Algeria's phantom president
March 6, 2019In January 2011, Tunisia's Jasmine Revolution brought the dictatorship of Zine el Abidine Ben Ali to a quick end. Only four days earlier, the question of whether he was even still in the country had helped fuel the now-legendary chants of "the people want the fall of the regime." Then, Ben Ali reappeared on national television — in one breath threatening merciless punishment for people who undermined the country's stability, and promising jobs and political reform in the next. But his regime would not continue.
Where the popular uprisings of 2011 and 2012 led to chaos, civil wars and new autocracies in other Arab countries, Tunisia became the lone example of success. Since then, Tunisia has been struggling to find its way toward democracy and pluralism.
Is Tunisia's neighbor Algeria experiencing a belated Arab Spring? Some parallels are certainly there. As in Tunisia, Egypt, Syria and Libya, the anger of the masses in Algeria is directed above all at the head of state, 82-year-old Abdelaziz Bouteflika. The president has ruled the country of 40 million since 1999 without interruption and will run for his fifth successive term in the April 18 elections.

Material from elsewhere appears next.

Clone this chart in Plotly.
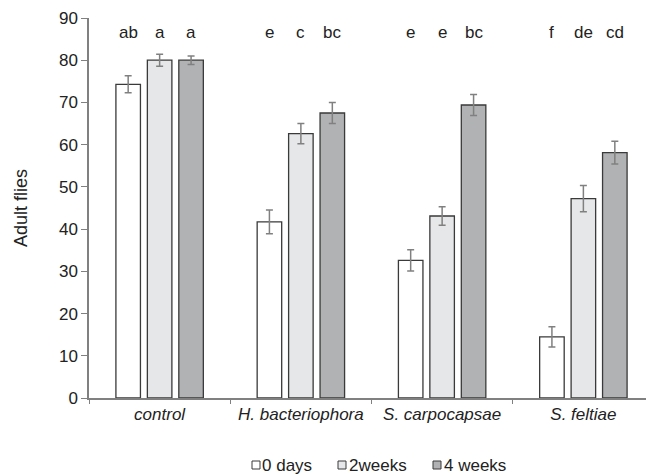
import plotly.graph_objects as go

categories = ["control", "H. bacteriophora", "S. carpocapsae", "S. feltiae"]
series_names = ["0 days", "2weeks", "4 weeks"]
values = {
    "0 days": [74.3, 41.7, 32.6, 14.5],
    "2weeks": [80.0, 62.6, 43.1, 47.2],
    "4 weeks": [80.0, 67.5, 69.4, 58.1],
}
errors = {
    "0 days": [2.0, 2.8, 2.5, 2.4],
    "2weeks": [1.4, 2.4, 2.2, 3.1],
    "4 weeks": [1.0, 2.5, 2.5, 2.7],
}
letters = {
    "0 days": ["ab", "e", "e", "f"],
    "2weeks": ["a", "c", "e", "de"],
    "4 weeks": ["a", "bc", "bc", "cd"],
}
letter_y = 86.5
colors = {"0 days": "#ffffff", "2weeks": "#e6e7e8", "4 weeks": "#b1b2b4"}

# page offset (default body margin of the html page)
OFF = 8
W, H = 654 - OFF, 475 - OFF
L, R, T, B = 89 - OFF, 0, 18 - OFF, 475 - 398
pw, ph = W - L - R, H - T - B
FONT = "Liberation Sans, Arial, sans-serif"
FS = 17

def px_x(p):
    # p given in page pixels
    return (p - OFF - L) / pw

def px_y(p):
    return (H - B - (p - OFF)) / ph

fig = go.Figure()
for s in series_names:
    fig.add_trace(go.Bar(
        x=categories, y=values[s], name=s,
        marker=dict(color=colors[s], line=dict(color="#3a3a3a", width=1.3)),
        error_y=dict(type="data", array=errors[s], color="#808080", thickness=1.5, width=3.5),
    ))

pitch = 31.5
for i, s in enumerate(series_names):
    for j, c in enumerate(categories):
        fig.add_annotation(x=c, y=letter_y, text=letters[s][j], showarrow=False,
                           xshift=(i - 1) * pitch, yanchor="middle",
                           font=dict(size=FS, color="#222"))

# custom legend: square + label
legend_sq_x = [252, 338, 433]
legend_txt_x = [260, 347, 442]
legend_y = 465
for k, s in enumerate(series_names):
    fig.add_shape(type="rect", xref="paper", yref="paper",
                  x0=px_x(legend_sq_x[k]), x1=px_x(legend_sq_x[k] + 8),
                  y0=px_y(legend_y + 4), y1=px_y(legend_y - 4),
                  fillcolor=colors[s], line=dict(color="#3a3a3a", width=1))
    fig.add_annotation(xref="paper", yref="paper", x=px_x(legend_txt_x[k]), y=px_y(legend_y),
                       text=s, showarrow=False, xanchor="left", yanchor="middle",
                       font=dict(size=FS, color="#222"))

fig.update_layout(
    width=W, height=H,
    margin=dict(l=L, r=R, t=T, b=B),
    paper_bgcolor="white", plot_bgcolor="white",
    font=dict(family=FONT, color="#222"),
    barmode="group", bargap=0.332, bargroupgap=0.22,
    showlegend=False,
    xaxis=dict(
        automargin=False,
        showline=True, linecolor="#808080", linewidth=1.5,
        ticks="outside", tickson="boundaries", ticklen=4, tickcolor="#808080",
        tickfont=dict(size=FS, style="italic", color="#222"),
        showgrid=False,
    ),
    yaxis=dict(
        automargin=False,
        range=[0, 90], dtick=10, showline=True, linecolor="#808080", linewidth=1.5,
        ticks="outside", ticklen=6, tickcolor="#808080",
        tickfont=dict(size=FS, color="#222"), showgrid=False, zeroline=False,
        title=dict(text="Adult flies", font=dict(size=18, color="#222"), standoff=27),
    ),
)

fig.write_html("out.html")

Unlike Tunisia's Ben Ali or Egypt's Hosni Mubarak, who was also run out of office early in 2011, Bouteflika is not necessarily a hated man. Older Algerians in particular appreciate his role in the War of Independence against France, and then later, when he became president in 1999, following the end of the civil war, in which up to 200,000 people were estimated to have died. Bouteflika has been credited with working toward stability after that brutal conflict by offering amnesty to former Islamist guerrillas, among other measures.
Rather, the anger of the predominantly younger demonstrators, who have taken to the streets of Algiers and many other cities for weeks now, is directed against the conditions that Algeria has been stagnating under for decades. Many young people can't find jobs, but corruption runs rampant. Very few benefit from Algeria's wealth of natural resources, and there is almost no political movement to speak of. In a country where half of the population is under 30 years of age, the lack of future prospects for young people in particular is a dangerous potential source of conflict.
The absentee president
What is unclear is whether and to what extent Bouteflika still has any influence over the conditions in Algeria. He has not directly addressed the nation for many years. Younger Algerians have only received presidential announcements in the form of messages read to them by news presenters, as happened on Sunday, when a TV journalist recited the news that Bouteflika would indeed run for re-election, apparently announced in a letter written by the ailing president. After that, however, he will immediately initiate reforms leading to new elections and his own withdrawal from politics, he was said to have written. "I listened and heard the cries from the hearts of the demonstrators," Bouteflika was quoted as writing. There is no evidence that he really wrote these things himself. The only experience the 40 million Algerians have of their president nowadays is as a phantom.
Bouteflika has been in a wheelchair since suffering a stroke in 2013. As concerns have mounted over the years about whether Bouteflika's ailing health allows him to make decisions and act independently, the details of the president's well-being have been treated like a state secret. Algeria's ambassador to France was recently even forced to deny rumors that Bouteflika had died. And, when challenged on the topic by DW Arabic, a leading member of Bouteflika's National Liberation Front party could not give a plausible answer about whether the president could have composed his public letter to the people of Algeria.
Observers agree that these days the figure of Bouteflika ultimately only stands in as a compromise between the forces that have long determined the country's fate: a complex network of background powers that includes oligarchs and military leaders and leading politicians from various parties. Algerians call this network "le pouvoir," French for "the power." Bouteflika's brother Said is said to be in the inner circle, as are People's National Army Chief of Staff Gaid Salah and the industrialist Ali Haddad.
For many years, these background figures have been unable to agree on Bouteflika's successor. Now, the situation threatens to slip through their fingers — and their political and economic privilege with it. They have to reposition themselves. On Tuesday Salah, in a gloomy allusion to the civil war of the 1990s, warned that some forces wanted to take Algeria back to the "era of extreme pain." But, he said, the army would not allow security to collapse. This could certainly be seen as a threat.
All scenarios — from a successful uprising against the regime to a reconfiguration of background power brokers or a military coup — are conceivable, but few promise stability. Algeria is facing turbulent times. Unlike Ben Ali in Tunisia, however, Bouteflika won't need to escape the country by plane if demonstrators put an end to his political career: He has already been out of the country for weeks. While Algerians protest his latest run for office, the president is in Geneva, officially for a "routine medical checkup."